*EXERCISE AIM*. Copy out every line that contains the word "chart".

* start DATA *

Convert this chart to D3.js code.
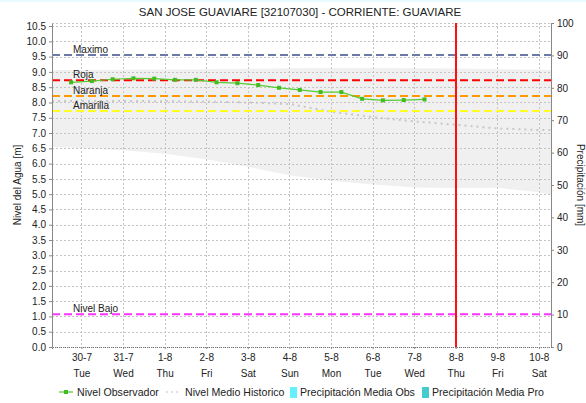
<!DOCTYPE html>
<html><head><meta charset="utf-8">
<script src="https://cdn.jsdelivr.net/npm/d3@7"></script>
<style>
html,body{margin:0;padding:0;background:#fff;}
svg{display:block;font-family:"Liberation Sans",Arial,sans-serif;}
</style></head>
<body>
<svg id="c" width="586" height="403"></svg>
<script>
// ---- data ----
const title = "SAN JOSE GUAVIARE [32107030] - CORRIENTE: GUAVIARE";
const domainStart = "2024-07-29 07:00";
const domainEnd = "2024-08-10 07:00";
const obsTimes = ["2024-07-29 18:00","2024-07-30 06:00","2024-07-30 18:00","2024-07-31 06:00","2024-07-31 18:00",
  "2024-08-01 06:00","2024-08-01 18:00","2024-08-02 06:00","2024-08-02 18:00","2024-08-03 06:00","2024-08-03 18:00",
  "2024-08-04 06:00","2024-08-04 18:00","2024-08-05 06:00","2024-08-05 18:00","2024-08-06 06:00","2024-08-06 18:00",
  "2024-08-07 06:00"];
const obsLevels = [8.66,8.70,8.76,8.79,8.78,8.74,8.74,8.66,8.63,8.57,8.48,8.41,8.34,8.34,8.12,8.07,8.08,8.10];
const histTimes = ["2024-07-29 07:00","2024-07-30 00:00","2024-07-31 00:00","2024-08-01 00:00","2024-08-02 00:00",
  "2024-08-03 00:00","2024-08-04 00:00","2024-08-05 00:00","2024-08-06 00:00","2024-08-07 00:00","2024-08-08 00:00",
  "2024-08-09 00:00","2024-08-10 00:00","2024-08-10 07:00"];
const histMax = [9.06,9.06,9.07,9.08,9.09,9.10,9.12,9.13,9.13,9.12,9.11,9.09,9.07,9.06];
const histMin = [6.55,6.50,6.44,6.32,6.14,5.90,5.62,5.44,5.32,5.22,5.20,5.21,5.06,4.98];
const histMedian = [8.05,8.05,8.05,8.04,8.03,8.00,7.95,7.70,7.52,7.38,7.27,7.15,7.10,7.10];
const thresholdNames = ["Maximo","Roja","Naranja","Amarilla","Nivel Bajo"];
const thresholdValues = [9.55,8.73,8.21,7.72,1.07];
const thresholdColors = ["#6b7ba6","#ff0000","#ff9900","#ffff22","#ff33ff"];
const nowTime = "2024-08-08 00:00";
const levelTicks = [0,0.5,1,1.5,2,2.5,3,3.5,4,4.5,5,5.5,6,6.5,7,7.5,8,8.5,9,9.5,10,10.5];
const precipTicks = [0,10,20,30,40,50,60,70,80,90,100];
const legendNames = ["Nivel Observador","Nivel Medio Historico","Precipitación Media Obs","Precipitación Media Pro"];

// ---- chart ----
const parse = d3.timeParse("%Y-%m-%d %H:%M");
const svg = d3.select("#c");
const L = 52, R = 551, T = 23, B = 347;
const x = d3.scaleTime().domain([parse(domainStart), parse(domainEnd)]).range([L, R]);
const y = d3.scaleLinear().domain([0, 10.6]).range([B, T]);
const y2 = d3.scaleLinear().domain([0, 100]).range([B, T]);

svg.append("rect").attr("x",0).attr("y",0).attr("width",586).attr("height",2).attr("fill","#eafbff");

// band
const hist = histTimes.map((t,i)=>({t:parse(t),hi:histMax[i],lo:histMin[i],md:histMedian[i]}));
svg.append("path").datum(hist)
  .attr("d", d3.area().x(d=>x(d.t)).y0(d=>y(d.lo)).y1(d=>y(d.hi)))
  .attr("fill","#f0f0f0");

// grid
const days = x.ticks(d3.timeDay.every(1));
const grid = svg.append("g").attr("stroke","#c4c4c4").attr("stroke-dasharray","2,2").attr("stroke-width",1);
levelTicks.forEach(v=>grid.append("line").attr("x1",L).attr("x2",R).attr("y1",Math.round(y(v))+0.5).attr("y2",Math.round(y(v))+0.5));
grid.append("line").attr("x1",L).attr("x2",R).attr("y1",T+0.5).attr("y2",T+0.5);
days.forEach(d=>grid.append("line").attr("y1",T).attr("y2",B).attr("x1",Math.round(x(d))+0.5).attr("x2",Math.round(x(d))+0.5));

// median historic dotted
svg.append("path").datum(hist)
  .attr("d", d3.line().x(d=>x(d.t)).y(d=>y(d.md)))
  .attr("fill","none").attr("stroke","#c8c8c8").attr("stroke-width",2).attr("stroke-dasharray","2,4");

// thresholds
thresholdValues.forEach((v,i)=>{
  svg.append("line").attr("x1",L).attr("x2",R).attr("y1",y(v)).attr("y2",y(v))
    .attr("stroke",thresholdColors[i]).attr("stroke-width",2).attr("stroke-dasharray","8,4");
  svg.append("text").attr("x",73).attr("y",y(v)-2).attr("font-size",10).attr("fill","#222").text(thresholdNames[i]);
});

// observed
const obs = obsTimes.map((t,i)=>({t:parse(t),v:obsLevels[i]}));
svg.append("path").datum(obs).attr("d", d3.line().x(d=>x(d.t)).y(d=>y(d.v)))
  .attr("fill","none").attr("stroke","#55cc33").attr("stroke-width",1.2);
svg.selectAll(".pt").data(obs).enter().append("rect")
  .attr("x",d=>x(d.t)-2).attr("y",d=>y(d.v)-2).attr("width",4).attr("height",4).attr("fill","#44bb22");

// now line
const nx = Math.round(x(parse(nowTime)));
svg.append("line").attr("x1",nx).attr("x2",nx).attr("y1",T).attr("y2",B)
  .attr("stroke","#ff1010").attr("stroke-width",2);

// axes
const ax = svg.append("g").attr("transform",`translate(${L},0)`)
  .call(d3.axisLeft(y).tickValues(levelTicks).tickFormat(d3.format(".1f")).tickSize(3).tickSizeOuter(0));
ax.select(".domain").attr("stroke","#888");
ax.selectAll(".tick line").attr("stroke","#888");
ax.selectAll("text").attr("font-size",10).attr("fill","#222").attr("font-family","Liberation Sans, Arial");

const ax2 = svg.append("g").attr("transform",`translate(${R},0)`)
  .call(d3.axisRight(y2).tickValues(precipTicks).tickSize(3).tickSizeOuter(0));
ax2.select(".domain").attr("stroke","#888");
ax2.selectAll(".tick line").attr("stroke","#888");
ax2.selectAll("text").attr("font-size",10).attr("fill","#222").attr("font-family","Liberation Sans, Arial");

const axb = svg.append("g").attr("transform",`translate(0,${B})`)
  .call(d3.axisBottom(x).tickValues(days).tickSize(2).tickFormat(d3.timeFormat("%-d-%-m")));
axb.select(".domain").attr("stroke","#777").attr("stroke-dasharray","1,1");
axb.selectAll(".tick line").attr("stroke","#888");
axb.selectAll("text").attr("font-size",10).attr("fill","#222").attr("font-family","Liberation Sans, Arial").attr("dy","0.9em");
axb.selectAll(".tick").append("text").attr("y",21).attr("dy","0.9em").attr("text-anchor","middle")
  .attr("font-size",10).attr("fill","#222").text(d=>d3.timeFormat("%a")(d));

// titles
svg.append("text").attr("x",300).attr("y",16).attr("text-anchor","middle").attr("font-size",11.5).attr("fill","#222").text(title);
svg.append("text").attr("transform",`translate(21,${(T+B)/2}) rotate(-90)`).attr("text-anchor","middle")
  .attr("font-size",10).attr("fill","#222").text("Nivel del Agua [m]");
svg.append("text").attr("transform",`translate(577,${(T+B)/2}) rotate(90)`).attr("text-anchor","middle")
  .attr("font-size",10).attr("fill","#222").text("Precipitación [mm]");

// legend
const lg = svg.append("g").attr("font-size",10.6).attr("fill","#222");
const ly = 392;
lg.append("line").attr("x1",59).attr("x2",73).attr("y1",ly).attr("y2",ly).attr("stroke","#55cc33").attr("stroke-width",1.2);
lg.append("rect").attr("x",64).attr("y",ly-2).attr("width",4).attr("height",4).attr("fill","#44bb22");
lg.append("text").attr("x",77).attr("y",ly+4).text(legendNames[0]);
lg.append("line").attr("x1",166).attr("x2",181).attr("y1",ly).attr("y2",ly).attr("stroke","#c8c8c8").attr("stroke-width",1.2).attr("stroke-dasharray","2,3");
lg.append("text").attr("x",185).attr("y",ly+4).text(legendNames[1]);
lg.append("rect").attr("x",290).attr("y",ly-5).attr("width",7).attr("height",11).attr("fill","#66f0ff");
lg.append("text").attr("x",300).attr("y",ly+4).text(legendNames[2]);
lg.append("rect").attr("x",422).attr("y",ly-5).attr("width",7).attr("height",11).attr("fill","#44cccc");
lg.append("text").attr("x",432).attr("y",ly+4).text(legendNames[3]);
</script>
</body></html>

* end DATA *
* start DATA *

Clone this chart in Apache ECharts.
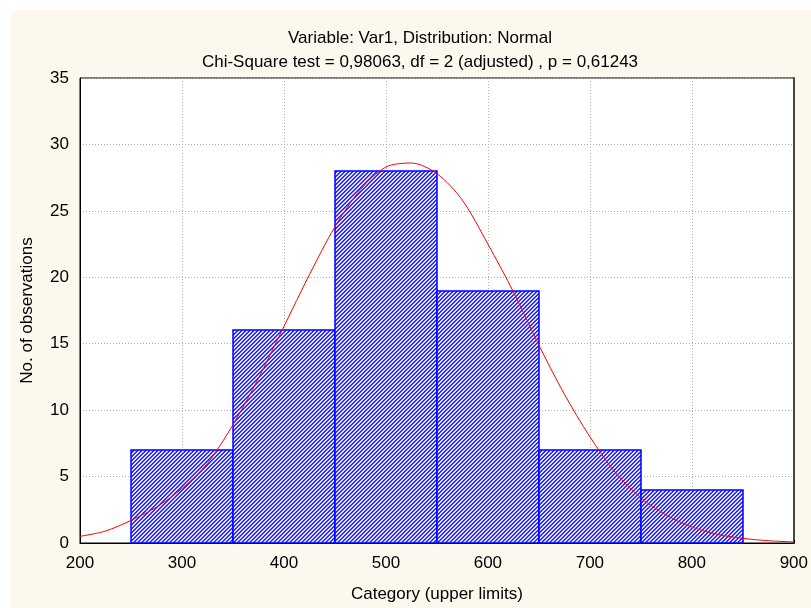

* end DATA *
* start DATA *

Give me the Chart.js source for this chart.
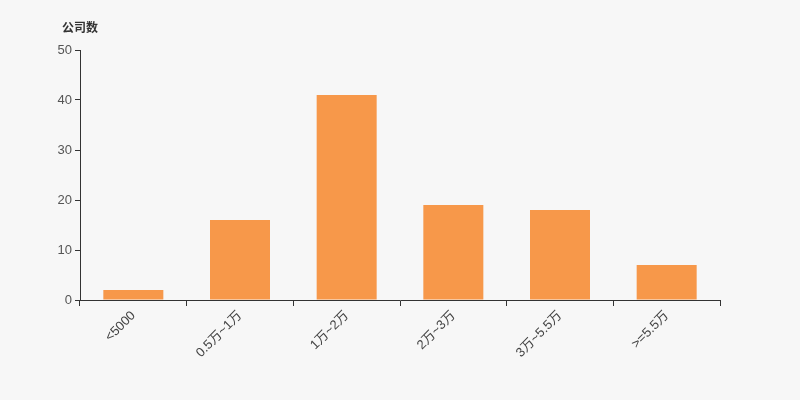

* end DATA *

*EXPECTED ANSWER*.
Convert this chart to D3.js code.
// ---- chart ----
Clone this chart in Apache ECharts.
Give me the Chart.js source for this chart.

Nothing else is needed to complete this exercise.